→ **Provided material**
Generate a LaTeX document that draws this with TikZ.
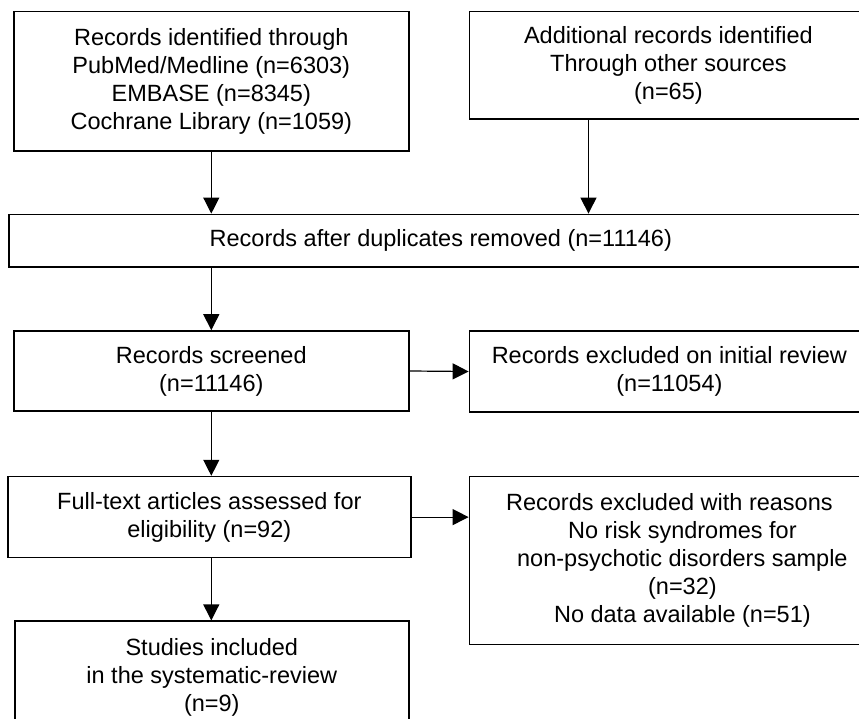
\documentclass[tikz,border=0pt]{standalone}
\usepackage{fontspec}
\setmainfont{Liberation Sans}
\usetikzlibrary{arrows.meta, positioning, calc}

\begin{document}
\begin{tikzpicture}[
    >={Triangle[length=16pt, width=16pt]},
    font=\fontsize{23.5}{28}\selectfont
]

\tikzset{
    flowbox/.style={
        rectangle,
        draw=black,
        line width=1.6pt,
        fill=white,
        align=center,
        inner sep=2pt
    },
    arr/.style={
        ->,
        line width=1.2pt,
        draw=black
    }
}

\useasboundingbox[fill=white] (0pt,0pt) rectangle (859pt,-719pt);

% Nodes
\node[flowbox, minimum width=395pt, minimum height=139.3pt, anchor=north west] (ident) at (13pt,-10.7pt)
    {Records identified through\\PubMed/Medline (n=6303)\\EMBASE (n=8345)\\Cochrane Library (n=1059)};
\node[flowbox, minimum width=398pt, minimum height=107.3pt, right=59pt of ident.north east, anchor=north west] (other)
    {Additional records identified\\Through other sources\\(n=65)};
\node[flowbox, minimum width=864pt, minimum height=52.5pt, below=62pt of ident.south west, anchor=north west, xshift=-5pt] (dup)
    {Records after duplicates removed (n=11146)};
\node[flowbox, minimum width=395pt, minimum height=80pt, below=62.5pt of dup.south west, anchor=north west, xshift=5pt] (screen)
    {Records screened\\(n=11146)};
\node[flowbox, minimum width=400pt, minimum height=81pt, right=59pt of screen.north east, anchor=north west] (excl)
    {Records excluded on initial review\\(n=11054)};
\node[flowbox, minimum width=403pt, minimum height=81pt, below=64pt of screen.south west, anchor=north west, xshift=-6pt] (full)
    {Full-text articles assessed for\\eligibility (n=92)};
\node[flowbox, minimum width=400pt, minimum height=168pt, right=57pt of full.north east, anchor=north west] (reason)
    {Records excluded with reasons\\\hspace*{26pt}No risk syndromes for\\\hspace*{26pt}non-psychotic disorders sample\\\hspace*{26pt}(n=32)\\\hspace*{26pt}No data available (n=51)};
\node[flowbox, minimum width=394pt, minimum height=112pt, below=62pt of full.south west, anchor=north west, xshift=7pt] (incl)
    {Studies included\\in the systematic-review\\(n=9)};

% Arrows down the left column
\draw[arr] (ident.south) -- (ident.south |- dup.north);
\draw[arr] ($(other.south west)!0.3!(other.south east)$) coordinate (ob) -- (ob |- dup.north);
\draw[arr] (dup.south -| screen.north) -- (screen.north);
\draw[arr] (screen.south) -- (full.north -| screen.south);
\draw[arr] (full.south -| screen.south) -- (incl.north -| screen.south);

% Arrows to the exclusions
\draw[arr] (screen.east) -- (excl.west);
\draw[arr] (full.east) -- (full.east -| reason.west);

\end{tikzpicture}
\end{document}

→ **What is being asked**
Reproduce each line word for word and drop the pictures.

→ **Reply to the task**
Generate a LaTeX document that draws this with TikZ.
\documentclass[tikz,border=0pt]{standalone}
\usepackage{fontspec}
\setmainfont{Liberation Sans}
\usetikzlibrary{arrows.meta, positioning, calc}

\begin{document}
\begin{tikzpicture}[
    >={Triangle[length=16pt, width=16pt]},
    font=\fontsize{23.5}{28}\selectfont
]

\tikzset{
    flowbox/.style={
        rectangle,
        draw=black,
        line width=1.6pt,
        fill=white,
        align=center,
        inner sep=2pt
    },
    arr/.style={
        ->,
        line width=1.2pt,
        draw=black
    }
}

\useasboundingbox[fill=white] (0pt,0pt) rectangle (859pt,-719pt);

% Nodes
\node[flowbox, minimum width=395pt, minimum height=139.3pt, anchor=north west] (ident) at (13pt,-10.7pt)
    {Records identified through\\PubMed/Medline (n=6303)\\EMBASE (n=8345)\\Cochrane Library (n=1059)};
\node[flowbox, minimum width=398pt, minimum height=107.3pt, right=59pt of ident.north east, anchor=north west] (other)
    {Additional records identified\\Through other sources\\(n=65)};
\node[flowbox, minimum width=864pt, minimum height=52.5pt, below=62pt of ident.south west, anchor=north west, xshift=-5pt] (dup)
    {Records after duplicates removed (n=11146)};
\node[flowbox, minimum width=395pt, minimum height=80pt, below=62.5pt of dup.south west, anchor=north west, xshift=5pt] (screen)
    {Records screened\\(n=11146)};
\node[flowbox, minimum width=400pt, minimum height=81pt, right=59pt of screen.north east, anchor=north west] (excl)
    {Records excluded on initial review\\(n=11054)};
\node[flowbox, minimum width=403pt, minimum height=81pt, below=64pt of screen.south west, anchor=north west, xshift=-6pt] (full)
    {Full-text articles assessed for\\eligibility (n=92)};
\node[flowbox, minimum width=400pt, minimum height=168pt, right=57pt of full.north east, anchor=north west] (reason)
    {Records excluded with reasons\\\hspace*{26pt}No risk syndromes for\\\hspace*{26pt}non-psychotic disorders sample\\\hspace*{26pt}(n=32)\\\hspace*{26pt}No data available (n=51)};
\node[flowbox, minimum width=394pt, minimum height=112pt, below=62pt of full.south west, anchor=north west, xshift=7pt] (incl)
    {Studies included\\in the systematic-review\\(n=9)};

% Arrows down the left column
\draw[arr] (ident.south) -- (ident.south |- dup.north);
\draw[arr] ($(other.south west)!0.3!(other.south east)$) coordinate (ob) -- (ob |- dup.north);
\draw[arr] (dup.south -| screen.north) -- (screen.north);
\draw[arr] (screen.south) -- (full.north -| screen.south);
\draw[arr] (full.south -| screen.south) -- (incl.north -| screen.south);

% Arrows to the exclusions
\draw[arr] (screen.east) -- (excl.west);
\draw[arr] (full.east) -- (full.east -| reason.west);

\end{tikzpicture}
\end{document}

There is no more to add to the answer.